Arrocha v. Board of Education

In a proceeding pursuant to CPLR article 78 to review a determination of the respondent Board of Education of the City of New York, dated September 17, 1996, denying the petitioner’s application for a teaching license, the appeal is from a judgment of the Supreme Court, Kings County (Jackson, J.), dated June 3, 1997, which granted the petition, annulled the determination, and ordered the Board of Education of the City of New York to grant the petitioner a teaching license.

Ordered that the judgment is affirmed, with costs.

The background facts underlying the instant proceeding have been accurately set forth in the dissent and need not be repeated.

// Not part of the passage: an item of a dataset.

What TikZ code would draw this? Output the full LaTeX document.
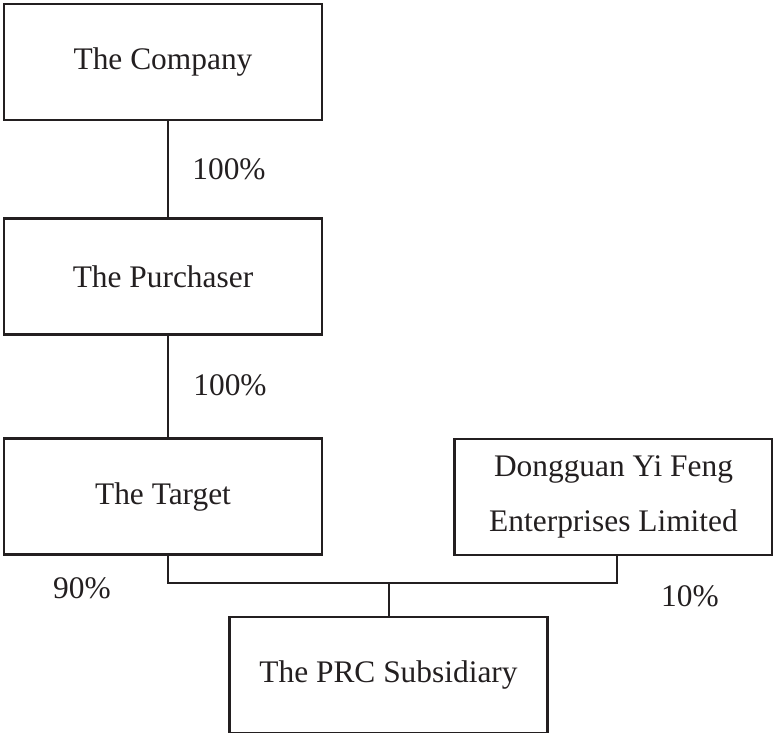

The certificate of relief from disabilities obtained by the petitioner created a “presumption of rehabilitation in regard to the offense * * * specified therein” (Correction Law § 753 [2]; see also, Matter of Bonacorsa v Van Lindt, 71 NY2d 605, 614). This presumption was further strengthened by other extensive evidence of rehabilitation submitted by the petitioner to the Board of Education of the City of New York (hereinafter the Board) including, inter alia, his impressive educational achievement, including his completion of a Masters Degree in Spanish, his unblemished employment record as a student tutor, and several letters of recommendation from administrators in the field of education. Under these circumstances, it was incumbent upon the Board to rebut this presumption of rehabilitation by reviewing the eight factors set forth in Correction Law § 753 (1), and making a rational determination, based upon that review, that the petitioner posed “an unreasonable risk to property or to the safety or welfare” of the student population and Board of Education employees (Correction Law § 752 [2]; see also, Matter of Bonacorsa v Van Lindt, supra). Although the Board ostensibly reviewed the eight factors set forth in Correction Law § 753 (1), the record indicates that it .essentially denied a license to the petitioner on the ground that the particular crime committed by the petitioner, i.e., an isolated incident of criminal sale of $10 worth of cocaine committed almost 10 years prior to his application for a teaching license, made him unfit to perform the duties and responsibilities of a high school teacher, “a position of extreme trust”. In making that determination, the Board virtually ignored the *759petitioner’s extensive and unblemished record as a student tutor. The dissent essentially excuses the Board’s omission in this regard by merely noting that the petitioner’s current employment is primarily with students in the Community College system and concluding, without any foundation, that these students “are presumably less impressionable” than high school students. Of even greater significance is the Board’s failure to attach any importance to the petitioner’s unblemished record as a tutor for the Brooklyn College Talent Search Program, a program which provides academic preparation, career planning, and tutorial services to high school and junior high school students.

Under these circumstances, the Supreme Court properly concluded that the Board’s determination that the petitioner posed an unreasonable risk to the safety and welfare of the student population and Board of Education employees was arbitrary and capricious. Mangano, P. J., Miller and Friedmann, JJ., concur.